■ **Provided material**:
---------------
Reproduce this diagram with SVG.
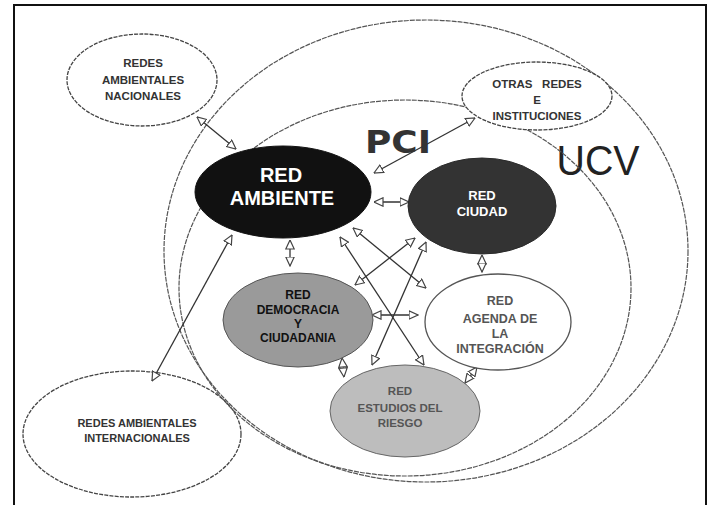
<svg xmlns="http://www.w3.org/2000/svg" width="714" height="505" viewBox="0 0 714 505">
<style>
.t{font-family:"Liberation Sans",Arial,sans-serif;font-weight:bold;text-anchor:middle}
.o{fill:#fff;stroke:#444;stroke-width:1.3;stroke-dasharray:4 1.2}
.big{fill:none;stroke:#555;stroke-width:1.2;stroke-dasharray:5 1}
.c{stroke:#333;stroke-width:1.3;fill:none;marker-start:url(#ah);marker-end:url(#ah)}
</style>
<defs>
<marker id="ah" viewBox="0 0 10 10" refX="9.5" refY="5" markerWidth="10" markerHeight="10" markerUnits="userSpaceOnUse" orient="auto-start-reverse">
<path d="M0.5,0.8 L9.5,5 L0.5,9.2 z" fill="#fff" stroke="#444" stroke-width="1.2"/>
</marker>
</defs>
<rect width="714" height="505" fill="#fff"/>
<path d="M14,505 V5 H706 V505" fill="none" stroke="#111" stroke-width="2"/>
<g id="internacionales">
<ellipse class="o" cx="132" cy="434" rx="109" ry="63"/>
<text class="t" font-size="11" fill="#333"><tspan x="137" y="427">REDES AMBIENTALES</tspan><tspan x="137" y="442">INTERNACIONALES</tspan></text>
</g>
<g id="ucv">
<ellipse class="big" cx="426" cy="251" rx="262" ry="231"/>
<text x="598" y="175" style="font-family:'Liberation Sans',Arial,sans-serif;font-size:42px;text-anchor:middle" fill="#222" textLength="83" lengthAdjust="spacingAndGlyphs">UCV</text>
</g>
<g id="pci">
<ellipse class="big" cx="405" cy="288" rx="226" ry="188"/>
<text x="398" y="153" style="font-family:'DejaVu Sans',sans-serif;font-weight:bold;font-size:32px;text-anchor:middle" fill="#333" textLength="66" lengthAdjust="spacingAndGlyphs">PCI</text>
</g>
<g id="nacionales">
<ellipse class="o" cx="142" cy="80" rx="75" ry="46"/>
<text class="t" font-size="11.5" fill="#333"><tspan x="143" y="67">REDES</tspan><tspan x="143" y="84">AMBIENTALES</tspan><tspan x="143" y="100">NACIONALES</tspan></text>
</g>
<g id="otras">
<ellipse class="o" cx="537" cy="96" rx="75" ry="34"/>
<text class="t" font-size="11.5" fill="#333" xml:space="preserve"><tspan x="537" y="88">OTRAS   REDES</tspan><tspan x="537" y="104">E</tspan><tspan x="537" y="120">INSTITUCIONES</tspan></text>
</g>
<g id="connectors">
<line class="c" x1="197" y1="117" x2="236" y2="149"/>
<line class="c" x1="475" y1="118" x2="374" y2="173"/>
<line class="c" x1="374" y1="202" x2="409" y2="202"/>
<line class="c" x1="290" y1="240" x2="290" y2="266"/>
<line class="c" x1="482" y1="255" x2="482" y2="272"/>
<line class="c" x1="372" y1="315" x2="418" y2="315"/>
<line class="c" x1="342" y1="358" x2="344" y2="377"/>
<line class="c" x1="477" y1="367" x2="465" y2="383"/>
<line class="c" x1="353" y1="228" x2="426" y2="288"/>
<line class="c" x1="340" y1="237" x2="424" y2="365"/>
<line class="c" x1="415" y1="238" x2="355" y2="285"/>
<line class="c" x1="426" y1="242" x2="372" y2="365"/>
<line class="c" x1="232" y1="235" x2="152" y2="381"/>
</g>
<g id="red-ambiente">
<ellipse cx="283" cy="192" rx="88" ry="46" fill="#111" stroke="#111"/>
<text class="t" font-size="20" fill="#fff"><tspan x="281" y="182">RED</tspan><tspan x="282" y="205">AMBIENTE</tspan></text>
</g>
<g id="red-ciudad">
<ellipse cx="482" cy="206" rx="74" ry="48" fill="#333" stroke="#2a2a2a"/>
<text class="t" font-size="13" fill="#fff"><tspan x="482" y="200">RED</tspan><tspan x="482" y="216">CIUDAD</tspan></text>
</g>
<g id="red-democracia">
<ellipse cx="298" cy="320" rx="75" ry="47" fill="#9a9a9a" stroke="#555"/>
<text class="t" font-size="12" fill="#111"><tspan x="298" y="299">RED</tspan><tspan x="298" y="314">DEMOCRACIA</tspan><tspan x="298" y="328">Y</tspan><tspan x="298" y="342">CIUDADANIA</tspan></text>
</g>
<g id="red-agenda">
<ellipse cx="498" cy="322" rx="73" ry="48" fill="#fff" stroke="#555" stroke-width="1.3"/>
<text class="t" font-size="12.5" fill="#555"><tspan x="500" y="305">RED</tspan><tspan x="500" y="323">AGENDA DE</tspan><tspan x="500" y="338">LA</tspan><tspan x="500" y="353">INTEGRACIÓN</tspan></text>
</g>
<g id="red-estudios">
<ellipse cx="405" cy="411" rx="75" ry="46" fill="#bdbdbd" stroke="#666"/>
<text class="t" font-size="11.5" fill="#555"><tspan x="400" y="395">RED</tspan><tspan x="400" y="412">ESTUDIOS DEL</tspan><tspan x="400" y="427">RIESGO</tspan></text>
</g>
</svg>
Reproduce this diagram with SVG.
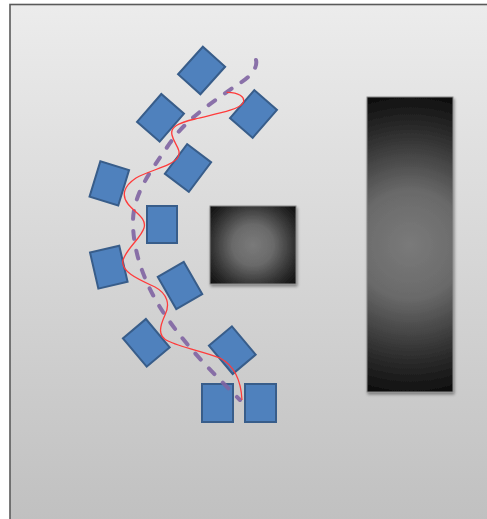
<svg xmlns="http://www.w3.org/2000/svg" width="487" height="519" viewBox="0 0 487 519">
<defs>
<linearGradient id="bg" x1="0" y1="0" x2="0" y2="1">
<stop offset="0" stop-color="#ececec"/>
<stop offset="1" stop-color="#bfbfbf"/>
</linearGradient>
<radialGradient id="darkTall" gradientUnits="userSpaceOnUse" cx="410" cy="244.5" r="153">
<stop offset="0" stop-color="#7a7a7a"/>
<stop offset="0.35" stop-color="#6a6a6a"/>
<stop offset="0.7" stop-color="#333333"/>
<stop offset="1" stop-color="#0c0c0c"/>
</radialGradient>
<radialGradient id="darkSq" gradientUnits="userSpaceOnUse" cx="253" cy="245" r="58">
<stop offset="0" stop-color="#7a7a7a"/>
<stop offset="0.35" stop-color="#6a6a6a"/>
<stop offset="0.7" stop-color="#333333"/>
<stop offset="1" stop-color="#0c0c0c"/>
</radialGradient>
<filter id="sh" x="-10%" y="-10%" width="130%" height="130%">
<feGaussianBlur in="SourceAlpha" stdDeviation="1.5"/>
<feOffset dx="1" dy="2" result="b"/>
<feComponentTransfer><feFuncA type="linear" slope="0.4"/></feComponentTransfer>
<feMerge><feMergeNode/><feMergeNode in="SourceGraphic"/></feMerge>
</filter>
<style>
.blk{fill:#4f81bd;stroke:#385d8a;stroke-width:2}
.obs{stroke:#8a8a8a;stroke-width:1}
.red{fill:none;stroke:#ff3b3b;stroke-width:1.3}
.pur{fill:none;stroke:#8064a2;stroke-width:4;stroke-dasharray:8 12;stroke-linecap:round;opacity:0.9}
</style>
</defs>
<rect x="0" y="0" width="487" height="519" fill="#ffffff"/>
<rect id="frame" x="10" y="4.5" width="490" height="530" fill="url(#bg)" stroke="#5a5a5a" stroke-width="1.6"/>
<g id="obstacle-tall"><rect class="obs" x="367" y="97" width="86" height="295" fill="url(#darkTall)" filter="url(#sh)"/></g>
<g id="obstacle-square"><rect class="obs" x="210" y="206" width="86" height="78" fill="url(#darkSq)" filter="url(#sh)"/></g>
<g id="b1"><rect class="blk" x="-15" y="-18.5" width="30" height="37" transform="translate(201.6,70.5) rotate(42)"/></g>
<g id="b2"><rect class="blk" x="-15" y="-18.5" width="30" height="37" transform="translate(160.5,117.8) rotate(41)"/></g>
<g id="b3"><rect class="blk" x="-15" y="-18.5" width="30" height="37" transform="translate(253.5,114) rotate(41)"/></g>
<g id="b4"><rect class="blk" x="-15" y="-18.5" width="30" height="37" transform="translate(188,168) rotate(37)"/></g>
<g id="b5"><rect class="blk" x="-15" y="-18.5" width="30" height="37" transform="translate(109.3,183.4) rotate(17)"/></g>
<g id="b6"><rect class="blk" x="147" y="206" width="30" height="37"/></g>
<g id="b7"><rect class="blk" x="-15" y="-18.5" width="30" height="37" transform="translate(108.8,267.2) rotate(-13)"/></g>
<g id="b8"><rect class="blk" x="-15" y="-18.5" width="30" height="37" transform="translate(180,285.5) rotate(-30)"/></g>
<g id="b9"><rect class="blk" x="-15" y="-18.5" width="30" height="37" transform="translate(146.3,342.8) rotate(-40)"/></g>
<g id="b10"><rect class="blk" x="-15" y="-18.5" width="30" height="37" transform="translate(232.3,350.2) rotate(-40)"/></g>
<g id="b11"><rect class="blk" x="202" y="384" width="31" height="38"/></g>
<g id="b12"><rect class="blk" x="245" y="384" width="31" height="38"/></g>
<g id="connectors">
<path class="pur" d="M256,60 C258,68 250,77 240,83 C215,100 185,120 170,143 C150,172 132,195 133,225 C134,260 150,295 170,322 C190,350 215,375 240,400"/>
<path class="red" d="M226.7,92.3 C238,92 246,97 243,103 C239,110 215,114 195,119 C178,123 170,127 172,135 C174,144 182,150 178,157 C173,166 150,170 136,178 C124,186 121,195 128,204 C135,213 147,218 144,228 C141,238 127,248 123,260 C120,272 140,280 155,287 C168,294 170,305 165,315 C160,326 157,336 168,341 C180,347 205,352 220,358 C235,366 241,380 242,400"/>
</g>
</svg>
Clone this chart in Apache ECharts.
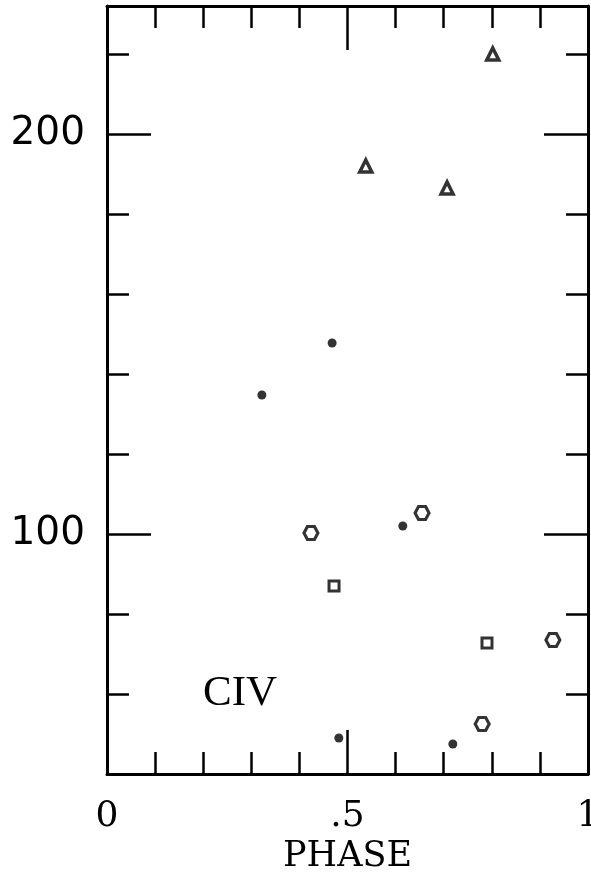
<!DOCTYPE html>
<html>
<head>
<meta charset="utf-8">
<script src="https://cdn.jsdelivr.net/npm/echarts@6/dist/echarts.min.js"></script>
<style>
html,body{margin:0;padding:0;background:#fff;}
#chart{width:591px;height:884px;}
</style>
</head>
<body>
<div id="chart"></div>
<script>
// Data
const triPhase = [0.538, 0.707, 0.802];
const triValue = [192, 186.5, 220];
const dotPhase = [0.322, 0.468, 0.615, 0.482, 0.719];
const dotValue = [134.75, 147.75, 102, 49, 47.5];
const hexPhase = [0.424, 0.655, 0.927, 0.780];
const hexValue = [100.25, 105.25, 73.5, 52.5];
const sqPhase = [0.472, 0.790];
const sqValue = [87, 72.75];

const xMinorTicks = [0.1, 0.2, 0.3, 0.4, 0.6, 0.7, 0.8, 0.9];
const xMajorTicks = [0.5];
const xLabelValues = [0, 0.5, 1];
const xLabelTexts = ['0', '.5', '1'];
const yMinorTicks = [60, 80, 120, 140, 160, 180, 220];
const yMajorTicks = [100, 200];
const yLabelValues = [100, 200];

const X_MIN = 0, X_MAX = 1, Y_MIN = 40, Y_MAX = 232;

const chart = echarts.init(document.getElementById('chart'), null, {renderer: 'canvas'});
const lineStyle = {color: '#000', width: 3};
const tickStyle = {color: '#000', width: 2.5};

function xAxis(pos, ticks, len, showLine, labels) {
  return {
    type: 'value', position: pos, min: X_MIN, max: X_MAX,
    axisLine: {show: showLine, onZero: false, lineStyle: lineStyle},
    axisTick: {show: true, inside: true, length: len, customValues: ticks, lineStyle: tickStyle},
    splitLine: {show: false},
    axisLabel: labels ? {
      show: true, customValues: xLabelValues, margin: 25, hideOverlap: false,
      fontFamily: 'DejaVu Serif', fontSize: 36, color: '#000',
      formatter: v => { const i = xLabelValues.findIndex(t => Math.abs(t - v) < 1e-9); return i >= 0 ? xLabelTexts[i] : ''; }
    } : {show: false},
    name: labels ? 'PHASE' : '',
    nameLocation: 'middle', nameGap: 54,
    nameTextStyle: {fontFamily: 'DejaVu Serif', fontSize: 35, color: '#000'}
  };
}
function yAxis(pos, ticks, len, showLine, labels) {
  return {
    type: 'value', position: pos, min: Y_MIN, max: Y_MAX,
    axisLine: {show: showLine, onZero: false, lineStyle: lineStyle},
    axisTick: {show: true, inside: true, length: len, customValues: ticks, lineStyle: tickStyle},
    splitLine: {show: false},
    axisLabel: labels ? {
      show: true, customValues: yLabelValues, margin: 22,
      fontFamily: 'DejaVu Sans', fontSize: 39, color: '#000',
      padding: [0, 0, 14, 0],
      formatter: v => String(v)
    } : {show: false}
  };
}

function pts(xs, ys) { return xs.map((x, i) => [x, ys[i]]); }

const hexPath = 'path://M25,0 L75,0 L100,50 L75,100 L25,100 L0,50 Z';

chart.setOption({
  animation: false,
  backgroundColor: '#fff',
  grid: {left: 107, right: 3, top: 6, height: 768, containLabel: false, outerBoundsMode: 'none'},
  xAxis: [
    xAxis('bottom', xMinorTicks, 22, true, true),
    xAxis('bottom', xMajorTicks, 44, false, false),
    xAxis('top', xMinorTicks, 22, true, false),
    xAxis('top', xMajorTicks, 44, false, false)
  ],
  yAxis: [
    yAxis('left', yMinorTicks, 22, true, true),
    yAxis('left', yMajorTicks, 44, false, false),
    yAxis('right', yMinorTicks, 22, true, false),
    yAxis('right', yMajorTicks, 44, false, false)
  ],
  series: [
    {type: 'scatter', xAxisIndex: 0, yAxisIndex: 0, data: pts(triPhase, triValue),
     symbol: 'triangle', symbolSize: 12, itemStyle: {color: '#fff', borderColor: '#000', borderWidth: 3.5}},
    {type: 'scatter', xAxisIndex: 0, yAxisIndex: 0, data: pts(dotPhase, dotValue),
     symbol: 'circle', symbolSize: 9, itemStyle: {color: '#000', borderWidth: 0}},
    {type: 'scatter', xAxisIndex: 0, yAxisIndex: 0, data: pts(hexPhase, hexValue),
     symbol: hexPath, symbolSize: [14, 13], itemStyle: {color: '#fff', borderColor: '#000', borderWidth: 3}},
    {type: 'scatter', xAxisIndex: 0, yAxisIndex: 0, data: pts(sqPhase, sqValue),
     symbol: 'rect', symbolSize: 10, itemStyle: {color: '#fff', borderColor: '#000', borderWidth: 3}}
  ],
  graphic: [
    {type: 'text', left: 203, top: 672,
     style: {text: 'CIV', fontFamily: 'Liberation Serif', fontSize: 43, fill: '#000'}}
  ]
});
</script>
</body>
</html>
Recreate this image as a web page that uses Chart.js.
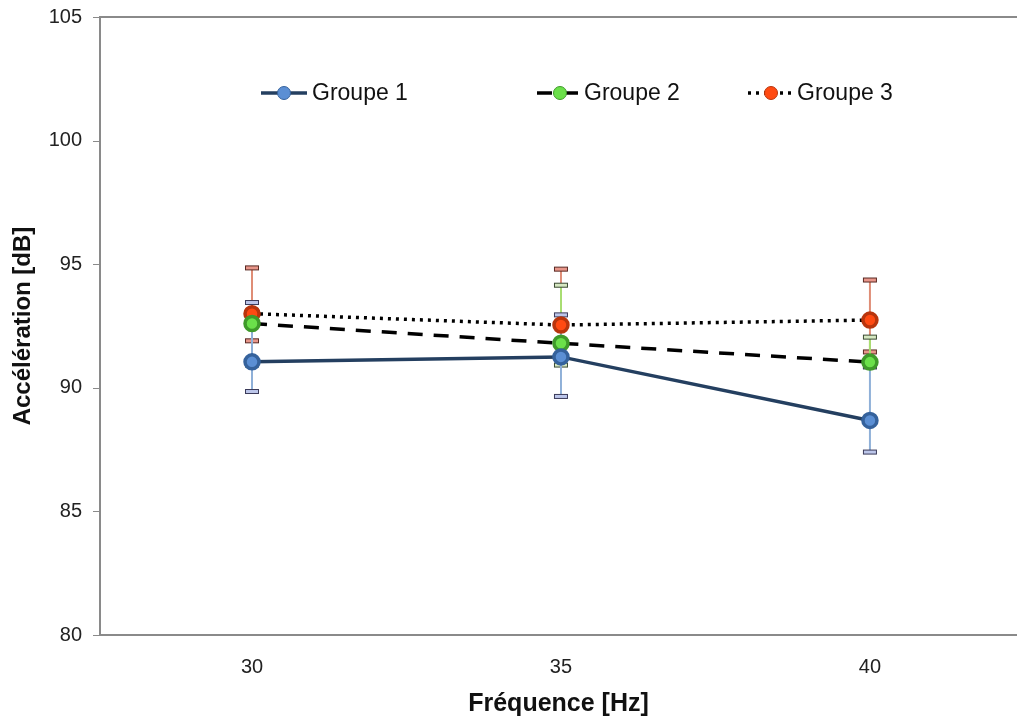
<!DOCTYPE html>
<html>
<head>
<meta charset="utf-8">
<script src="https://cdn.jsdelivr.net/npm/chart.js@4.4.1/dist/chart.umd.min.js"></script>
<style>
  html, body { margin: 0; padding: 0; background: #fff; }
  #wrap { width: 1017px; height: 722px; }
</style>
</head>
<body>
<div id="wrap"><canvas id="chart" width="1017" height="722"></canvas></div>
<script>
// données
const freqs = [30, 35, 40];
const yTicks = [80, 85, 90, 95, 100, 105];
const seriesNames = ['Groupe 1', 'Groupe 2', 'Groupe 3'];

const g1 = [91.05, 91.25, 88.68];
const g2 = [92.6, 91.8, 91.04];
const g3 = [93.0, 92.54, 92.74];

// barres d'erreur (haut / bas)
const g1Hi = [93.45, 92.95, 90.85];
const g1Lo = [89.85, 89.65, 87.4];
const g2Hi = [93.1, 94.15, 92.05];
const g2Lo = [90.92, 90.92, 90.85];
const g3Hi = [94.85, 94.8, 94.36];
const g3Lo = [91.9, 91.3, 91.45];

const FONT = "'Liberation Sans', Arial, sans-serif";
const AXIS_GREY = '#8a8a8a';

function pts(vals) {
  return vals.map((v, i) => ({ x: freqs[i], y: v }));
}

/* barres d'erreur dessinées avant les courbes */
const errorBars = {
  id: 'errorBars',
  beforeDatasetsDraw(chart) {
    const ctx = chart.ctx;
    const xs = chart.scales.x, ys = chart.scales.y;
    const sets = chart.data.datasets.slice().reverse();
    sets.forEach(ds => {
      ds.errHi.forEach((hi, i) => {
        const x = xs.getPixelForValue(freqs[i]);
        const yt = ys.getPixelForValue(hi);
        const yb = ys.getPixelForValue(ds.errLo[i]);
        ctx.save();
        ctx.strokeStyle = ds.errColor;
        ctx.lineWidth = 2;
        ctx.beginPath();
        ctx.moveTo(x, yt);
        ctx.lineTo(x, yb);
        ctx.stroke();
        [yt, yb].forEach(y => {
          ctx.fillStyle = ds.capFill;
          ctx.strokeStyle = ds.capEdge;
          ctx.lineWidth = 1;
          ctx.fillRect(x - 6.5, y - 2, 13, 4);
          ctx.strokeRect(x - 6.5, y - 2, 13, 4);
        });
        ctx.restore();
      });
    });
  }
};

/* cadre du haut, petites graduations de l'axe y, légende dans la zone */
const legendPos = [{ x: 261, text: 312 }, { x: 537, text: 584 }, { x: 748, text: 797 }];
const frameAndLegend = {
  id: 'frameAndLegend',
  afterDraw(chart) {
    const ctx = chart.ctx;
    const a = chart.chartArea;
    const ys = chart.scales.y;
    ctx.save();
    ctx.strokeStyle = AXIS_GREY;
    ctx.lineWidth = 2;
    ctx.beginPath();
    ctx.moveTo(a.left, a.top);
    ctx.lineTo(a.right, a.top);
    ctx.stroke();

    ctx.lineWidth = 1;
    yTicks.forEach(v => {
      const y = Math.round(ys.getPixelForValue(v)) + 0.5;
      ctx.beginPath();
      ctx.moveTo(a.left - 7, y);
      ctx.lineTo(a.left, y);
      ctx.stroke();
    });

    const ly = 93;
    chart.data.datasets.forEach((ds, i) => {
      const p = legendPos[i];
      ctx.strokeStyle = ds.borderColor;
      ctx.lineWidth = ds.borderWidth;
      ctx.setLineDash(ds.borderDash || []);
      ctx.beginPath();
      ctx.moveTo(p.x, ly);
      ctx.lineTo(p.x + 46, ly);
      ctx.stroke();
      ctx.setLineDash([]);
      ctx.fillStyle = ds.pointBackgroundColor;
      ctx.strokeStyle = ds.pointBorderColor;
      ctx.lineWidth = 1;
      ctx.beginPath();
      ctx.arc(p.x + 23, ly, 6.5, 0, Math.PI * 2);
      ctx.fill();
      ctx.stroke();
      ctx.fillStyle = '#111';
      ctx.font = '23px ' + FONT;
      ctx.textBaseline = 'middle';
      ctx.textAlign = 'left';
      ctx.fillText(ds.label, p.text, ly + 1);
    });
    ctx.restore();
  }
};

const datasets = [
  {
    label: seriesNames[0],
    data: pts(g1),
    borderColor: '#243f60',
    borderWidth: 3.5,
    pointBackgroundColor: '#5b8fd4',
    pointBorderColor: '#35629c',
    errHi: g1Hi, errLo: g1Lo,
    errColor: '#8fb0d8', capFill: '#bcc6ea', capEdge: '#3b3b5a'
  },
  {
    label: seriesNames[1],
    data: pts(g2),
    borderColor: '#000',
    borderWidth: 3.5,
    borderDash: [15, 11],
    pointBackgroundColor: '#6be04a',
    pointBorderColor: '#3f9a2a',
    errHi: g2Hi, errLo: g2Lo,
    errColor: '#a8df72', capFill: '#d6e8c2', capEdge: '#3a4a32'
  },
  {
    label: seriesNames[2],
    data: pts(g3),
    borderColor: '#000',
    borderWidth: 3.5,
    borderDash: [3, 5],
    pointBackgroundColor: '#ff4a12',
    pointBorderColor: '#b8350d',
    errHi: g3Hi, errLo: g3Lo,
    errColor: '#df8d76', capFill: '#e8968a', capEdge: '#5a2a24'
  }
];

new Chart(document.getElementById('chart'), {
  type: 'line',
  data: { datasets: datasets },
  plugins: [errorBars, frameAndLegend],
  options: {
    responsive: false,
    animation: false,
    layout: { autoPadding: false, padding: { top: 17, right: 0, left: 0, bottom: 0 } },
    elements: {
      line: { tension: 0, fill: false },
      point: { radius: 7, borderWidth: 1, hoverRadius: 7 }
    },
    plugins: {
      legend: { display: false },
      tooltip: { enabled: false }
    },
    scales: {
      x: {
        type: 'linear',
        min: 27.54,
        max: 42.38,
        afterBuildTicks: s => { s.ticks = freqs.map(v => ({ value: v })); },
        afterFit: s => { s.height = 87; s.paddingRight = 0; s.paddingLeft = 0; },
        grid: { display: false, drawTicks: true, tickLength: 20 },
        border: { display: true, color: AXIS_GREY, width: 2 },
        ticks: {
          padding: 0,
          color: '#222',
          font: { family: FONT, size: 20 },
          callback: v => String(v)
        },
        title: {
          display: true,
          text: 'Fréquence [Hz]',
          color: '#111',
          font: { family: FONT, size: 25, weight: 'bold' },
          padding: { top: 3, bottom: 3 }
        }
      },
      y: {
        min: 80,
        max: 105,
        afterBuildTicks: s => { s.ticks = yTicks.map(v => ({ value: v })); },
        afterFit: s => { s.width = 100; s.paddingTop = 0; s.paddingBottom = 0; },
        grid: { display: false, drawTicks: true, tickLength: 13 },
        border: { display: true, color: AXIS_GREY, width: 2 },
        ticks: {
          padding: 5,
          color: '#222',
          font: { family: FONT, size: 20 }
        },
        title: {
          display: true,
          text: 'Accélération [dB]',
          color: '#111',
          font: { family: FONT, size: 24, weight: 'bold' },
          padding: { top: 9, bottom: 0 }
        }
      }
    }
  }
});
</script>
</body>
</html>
---------------
■ **What you are asked to do**:
Word for word, retype the lines in the entries above that run from the one with "Recreate this image" through the one with "const g3 = [93.0, 92.54, 92.74];". Both ends count; pictures do not.

■ **Solution to the exercise**:
Recreate this image as a web page that uses Chart.js.
<!DOCTYPE html>
<html>
<head>
<meta charset="utf-8">
<script src="https://cdn.jsdelivr.net/npm/chart.js@4.4.1/dist/chart.umd.min.js"></script>
<style>
  html, body { margin: 0; padding: 0; background: #fff; }
  #wrap { width: 1017px; height: 722px; }
</style>
</head>
<body>
<div id="wrap"><canvas id="chart" width="1017" height="722"></canvas></div>
<script>
// données
const freqs = [30, 35, 40];
const yTicks = [80, 85, 90, 95, 100, 105];
const seriesNames = ['Groupe 1', 'Groupe 2', 'Groupe 3'];

const g1 = [91.05, 91.25, 88.68];
const g2 = [92.6, 91.8, 91.04];
const g3 = [93.0, 92.54, 92.74];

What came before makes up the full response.